Delhi learning downside of hosting Games
With the worldwide television exposure they offer, countries recognise the power of major sports events to promote themselves and boost their image.
And it is no coincidence that those emerging economies most commonly referred to as the Brics - Brazil, Russia, India and China - are the nations most alive to the potential of the biggest international events.
Brazil is to host the 2014 World Cup while Rio de Janeiro is staging the 2016 Olympics.
And in addition to bidding for the 2018 World Cup, Russia is putting on the 2014 Winter Olympics in the city of Sochi.
Hosting the Commonwealth Games was supposed to be India's chance to show the world that it had left behind the old stereotypes of an economy blighted by corruption and political interference.
Sadly for them their preparations for the Delhi Games have shown that staging these events do have a potentially damaging downside.
Rather than beaming images of gleaming stadiums and happy athletes producing world class sport the last 24 hours have reminded India that the 24 hour modern media culture has a nasty downside. Get it right and the world sits back and applauds. Get it wrong and your failings are transmitted to the globe's rolling news networks.
Delhi may yet surprise us. No major event enjoys a smooth build-up with no problems. Witness all the scare stories about South Africa in the run up to the World Cup this summer. There were issues but largely the event passed off without any major difficulties.
But this does feel different. The most recent comparison has to be Athens. But unlike Delhi the main stadiums and venues were already built in Greece in 2004. The Indians have spent £1.5bn developing eight new arenas for the Commonwealth Games.
Having missed so many construction deadlines the concern now is over the safety of the new venues - especially after the collapse of a pedestrian bridge near the main stadium on Tuesday and Wednesday's less serious problems with the ceiling inside the weightlifting arena.
By finishing the venues so late there are fears over the credibility of the safety certificates issued to the organisers.
Delhi 2010 was supposed to be a springboard for a 2020 Olympic bid. That can be almost certainly be consigned to the rubbish bin even if organisers manage to turn things around in the next 10 days.

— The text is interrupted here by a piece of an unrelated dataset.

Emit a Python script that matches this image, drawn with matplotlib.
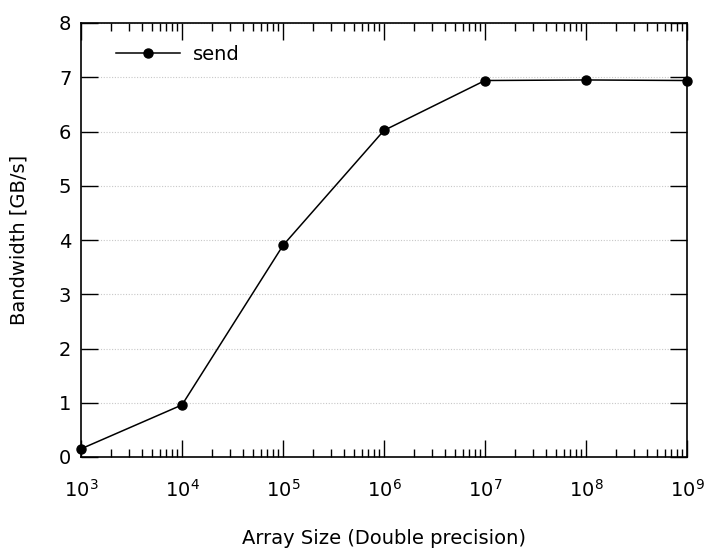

So will the Commonwealth Games go ahead?
At the moment, they probably will although the withdrawal of star names like Phillips Idowu and Christine Ohuruogu has raised longer term questions not only over India as a sporting venue but also over the Commonwealth Games as an event. This is a concern with so much public money in Scotland going into the 2014 Games in Glasgow.
The only thing that will change that is if there is a major security or health scare or if the bigger teams start pulling out en masse.
On Wednesday, following a meeting of eight of the bigger English-speaking nations at the swamped athletes village, a letter was sent to the Delhi organising committee and the Commonwealth Games Federation making it clear that they could pull out unless they receive reassurances over the competitors' accommodation and the main stadiums.
This is one last attempt by the major countries to apply as much pressure as possible to the organisers to get their act together in the remaining few days.
But they also know that diplomatically it would be a disaster if any of the British nations or Australia, New Zealand or Canada withdrew their teams.
For Britain it could create real difficulties. In July the Prime Minister David Cameron headed a trade mission to India including some of the leaders of the country's most powerful companies. With London hosting the 2012 Olympics and Glasgow staging the 2014 Commonwealth Games, ministers will be conscious of the potential for tit for tat boycotts.
Officials insist such considerations will come second to the primary concern - the safety and welfare of athletes. And Deputy Prime Minister Nick Clegg appeared to subtly shift the responsibility for the decision on whether to travel from the government to the athletes in New York on Wednesday. On Tuesday the Sports and Olympics Minister Hugh Robertson had encouraged athletes not to withdraw.
Watching events unfold from the upper floors of Churchill Place in Canary Wharf, Lord Coe and London's Olympic organisers must have been relieved that they have made such good progress in their preparations fo the 2012 Games.
But India's experience shows the high price a country can pay if it gets it wrong.